Sunday, February 09, 2014

Re-Minecraft

I'd given up my Xbox 360 addiction to Minecraft.

2 months ago I lost everything I had in the Netherworld, hunting down bits and pieces to create the newly created ending to Minecraft on the Xbox: fighting the Ender Dragon. I was nowhere near close enough, but I lost all my very labor intensive items and all that I had collected since I started working towards the end.

It was very easy to give up. I could move back to some of my back log of games. I could put some time into the harder mode of Batman: Arkham City, torture myself with more Call of Duty: Modern Warfare 2, and try to enjoy some of the really awesome games released in Microsoft's Games for Gold program.

Then I got a paycheck that fills the coffers after our weird annual schedule that pays on December 1st and the 18th (instead of the 27th), creating a really long fiscal January. With that paycheck I fulfilled a work deal that said we'd all buy PC Minecraft and start a server. Well, I'm the only one who went through with it.

I don't like computer games. I hate using a mouse and keyboard to move and jump. I hate sitting in this chair (which I chose to be uncomfortable so I wouldn't spend hours sitting here). What I didn't realize is how quickly I would fall back into Minecraft's pixelated grip. I found a few servers online and tried them out, only to realized that most of them only give you resources to play the game if you partake in their voting system, creating accounts and pushing up the popularity of their servers. I just paid $36 for this game; I'm not wasting my time helping make someone else more money.

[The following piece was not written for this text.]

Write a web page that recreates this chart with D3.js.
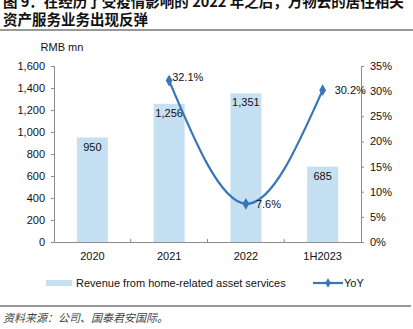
<!DOCTYPE html>
<html>
<head>
<meta charset="utf-8">
<script src="https://cdn.jsdelivr.net/npm/d3@7"></script>
<style>
  body { margin: 0; background: #fff; }
  svg { display: block; font-family: "Liberation Sans", Arial, sans-serif; }
  .cjk { font-family: "Noto Sans CJK SC", sans-serif; }
</style>
</head>
<body>
<svg id="chart" width="413" height="329"></svg>
<script>
// revenue (RMB mn) and YoY growth (%)
var categories = ["2020", "2021", "2022", "1H2023"];
var revenue = [950, 1256, 1351, 685];
var yoy = [null, 32.1, 7.6, 30.2];
var leftTicks = [0, 200, 400, 600, 800, 1000, 1200, 1400, 1600];
var rightTicks = [0, 5, 10, 15, 20, 25, 30, 35];

var svg = d3.select("#chart");
var plotLeft = 54, plotRight = 361, plotTop = 66, plotBottom = 242;

var x = d3.scaleBand().domain(categories).range([plotLeft, plotRight]);
var y = d3.scaleLinear().domain([0, 1600]).range([plotBottom, plotTop]);
var y2 = d3.scaleLinear().domain([0, 35]).range([plotBottom, plotTop]);

// title
var title = svg.append("text").attr("class", "cjk")
    .attr("font-size", 14.5).attr("font-weight", "bold").attr("fill", "#111");
title.append("tspan").attr("x", 3).attr("y", 7).text("图 9：在经历了受疫情影响的 2022 年之后，万物云的居住相关");
title.append("tspan").attr("x", 3).attr("y", 25).text("资产服务业务出现反弹");
svg.append("line").attr("x1", 0).attr("x2", 413).attr("y1", 30).attr("y2", 30)
    .attr("stroke", "#333").attr("stroke-width", 1);

svg.append("text").attr("x", 62).attr("y", 51).attr("text-anchor", "middle")
    .attr("font-size", 11).attr("fill", "#111").text("RMB mn");

// bars
var barW = 31;
svg.append("g").selectAll("rect").data(revenue).enter().append("rect")
    .attr("x", function(d, i) { return x(categories[i]) + x.bandwidth() / 2 - barW / 2; })
    .attr("y", function(d) { return y(d); })
    .attr("width", barW)
    .attr("height", function(d) { return plotBottom - y(d); })
    .attr("fill", "#c5e0f3");

svg.append("g").selectAll("text").data(revenue).enter().append("text")
    .attr("x", function(d, i) { return x(categories[i]) + x.bandwidth() / 2; })
    .attr("y", function(d) { return y(d) + 13; })
    .attr("text-anchor", "middle").attr("font-size", 11).attr("fill", "#111")
    .text(function(d) { return d3.format(",")(d); });

// axes
var axisColor = "#8c8c8c";
var gl = svg.append("g").attr("transform", "translate(" + plotLeft + ",0)")
    .call(d3.axisLeft(y).tickValues(leftTicks).tickSize(3).tickPadding(6).tickFormat(d3.format(",")));
var gr = svg.append("g").attr("transform", "translate(" + plotRight + ",0)")
    .call(d3.axisRight(y2).tickValues(rightTicks).tickSize(3).tickPadding(6).tickFormat(function(d) { return d + "%"; }));
var gx = svg.append("g").attr("transform", "translate(0," + plotBottom + ")")
    .call(d3.axisBottom(x).tickSize(0).tickPadding(10));
[gl, gr, gx].forEach(function(g) {
  g.select(".domain").attr("stroke", axisColor);
  g.selectAll(".tick line").attr("stroke", axisColor);
  g.selectAll("text").attr("font-size", 11).attr("fill", "#111")
    .attr("font-family", "Liberation Sans, Arial, sans-serif");
});
// category divider ticks on the x axis
svg.append("g").selectAll("line").data(categories.slice(1)).enter().append("line")
    .attr("x1", function(d) { return x(d); }).attr("x2", function(d) { return x(d); })
    .attr("y1", plotBottom).attr("y2", plotBottom - 3).attr("stroke", axisColor);

// YoY line (smoothed)
var pts = yoy.map(function(d, i) { return { c: categories[i], v: d }; })
    .filter(function(d) { return d.v !== null; });
var lineColor = "#3776b8";
var line = d3.line()
    .x(function(d) { return x(d.c) + x.bandwidth() / 2; })
    .y(function(d) { return y2(d.v); })
    .curve(d3.curveNatural);
svg.append("path").datum(pts).attr("d", line)
    .attr("fill", "none").attr("stroke", lineColor).attr("stroke-width", 2.2);

svg.append("g").selectAll("path").data(pts).enter().append("path")
    .attr("d", d3.symbol().type(d3.symbolDiamond).size(40))
    .attr("transform", function(d) { return "translate(" + (x(d.c) + x.bandwidth() / 2) + "," + y2(d.v) + ")"; })
    .attr("fill", lineColor);

var labelOffsets = [[3, 0], [10, 4], [12, 4]];
svg.append("g").selectAll("text").data(pts).enter().append("text")
    .attr("x", function(d, i) { return x(d.c) + x.bandwidth() / 2 + labelOffsets[i][0]; })
    .attr("y", function(d, i) { return y2(d.v) + labelOffsets[i][1]; })
    .attr("font-size", 11).attr("fill", "#111")
    .text(function(d) { return d.v.toFixed(1) + "%"; });

// legend
svg.append("rect").attr("x", 46).attr("y", 280).attr("width", 26).attr("height", 6).attr("fill", "#c5e0f3");
svg.append("text").attr("x", 76).attr("y", 287).attr("font-size", 11).attr("fill", "#111")
    .text("Revenue from home-related asset services");
svg.append("line").attr("x1", 313).attr("x2", 343).attr("y1", 283).attr("y2", 283)
    .attr("stroke", lineColor).attr("stroke-width", 2.2);
svg.append("path").attr("d", d3.symbol().type(d3.symbolDiamond).size(25))
    .attr("transform", "translate(328,283)").attr("fill", lineColor);
svg.append("text").attr("x", 344).attr("y", 287).attr("font-size", 11).attr("fill", "#111").text("YoY");

// source
svg.append("line").attr("x1", 0).attr("x2", 411).attr("y1", 306).attr("y2", 306)
    .attr("stroke", "#333").attr("stroke-width", 1);
svg.append("text").attr("class", "cjk").attr("x", 3).attr("y", 322)
    .attr("font-size", 11).attr("font-style", "italic").attr("fill", "#444")
    .text("资料来源：公司、国泰君安国际。");
</script>
</body>
</html>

So I started a couple of maps on my computer and spend a little time here and there getting used to the new controls and tuning my computers settings to find a comfortable medium between good graphics and a useable frame rate, something I'm not used to having to do with a console like an Xbox.

I think what got me hooked again was my own experience in the Xbox version. I quickly built the important things; fences to keep in animals for health and bad guys out, mining for iron to quickly be ready if I found diamonds, using seeds and plants effectively with animals for luring and breeding, and the ever important cup for transporting water and lava.

The side benefit, and maybe the only real benefit, was my son checking things out and sliding a chair over next to me to watch and direct. I enjoyed explaining things to him and describing how the system worked. He quickly got the idea and helped me start constructing a system for catching zombie mobs: a border around my house of pressure plates and trapdoors that drop down to a tunnel system that filtered the baddies into my basement bad guy zoo. He was catching on quickly for a 5-year-old.